We arrive at a small village called Pallea, in the district of Andhra Pradesh and pass through it until we reach a small community on the outskirts. This is where the dalits, including Ashamma, live.

Her eyes glisten with tears as she recalls the day she realised her destiny was to be a jogini. She was 13. " I came home one day and my parents had brought a goat to the house. I asked them why and they said they were preparing me for a jogini marriage. I don't remember too much of the ceremony, I was too upset. But I remember being stripped and covered in neem leaves, before a 'thali' or necklace was tied around my neck, signifying that I was now dedicated to the goddess."

At first Ashamma was angry with her parents for forcing this lifestyle on her, but after a time she understood it was done out of desperation. The landlord for whom they worked had also been putting pressure on her parents to dedicate Ashamma as he wanted to sleep with her and with their purse strings in his hand, they felt they had little choice.

She can't look at me as she speaks "A soon as the ceremony was over all men's eyes were on me. They wanted to use me." Her tears drop as she continues "I had to have sex with the first upper caste man who wanted me, and being 13 and nave I fell a little in love with him. I was devastated when he decided he was finished with me and left me pregnant within the first month."
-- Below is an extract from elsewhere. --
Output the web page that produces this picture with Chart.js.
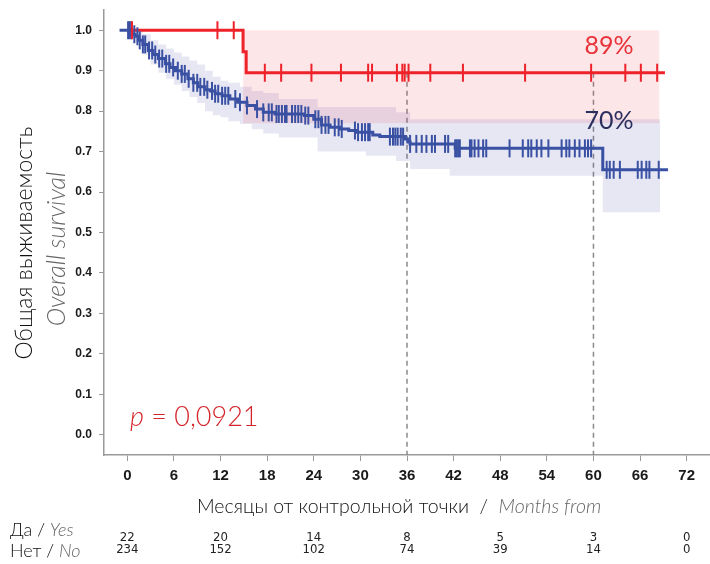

Before long she was approached by a second man, her uncle. Again she fell pregnant and again she was left alone to care for their baby. This time however, she was not so easily crushed. "I saw my uncle walking by one day after I had had my second child, his daughter." Her tiny body shifts angrily in the chair as she continues. "I took his arm and asked him how he could leave me alone, with a child and struggling for money, so cruel that he couldn't even look at our baby. He became really angry and started hitting me. He kept beating me until I fell to the ground. A crowd of people gathered to see what had happened and I felt so ashamed and so alone. No-one seemed to care".

Ashamma is not alone. She is one of 10,000 women working as joginis in the district of Andhra Pradesh alone. One organisation which is working to improve the situation of the joginis and other dalits is Christian Aid.

Many of my colleagues here are dalits. They have been fortunate enough to receive an education and are part of a collective of community organisations, funded by Christian Aid, called DAPPU. Together they are working at a local level to improve the condition of their own people.

Grace Nirmala works with women like Ashamma. "It is a long, slow process of change and not something we can alter overnight, but with education, empathy, emotional, financial and legal support we can help stop the practice of joginni woman and provide them with alternatives," she says.

Already there has been success in many villages with women actually giving up the practice and marrying. This is not something Ashamma can contemplate at the moment, but I can see that subtle changes in attitude are already taking place. She is determined to ensure a brighter future for her own two daughters. "I won't ever let my daughters work as I do. I don't know how but I intend for them to get an education and marry a good man".

Ashamma is a strong woman, and with an attitude like this she has already won half her personal battle. Hopefully, with the support of people like Grace, hers will be the last generation of women who have to sacrifice their lives to a cruel and degrading tradition.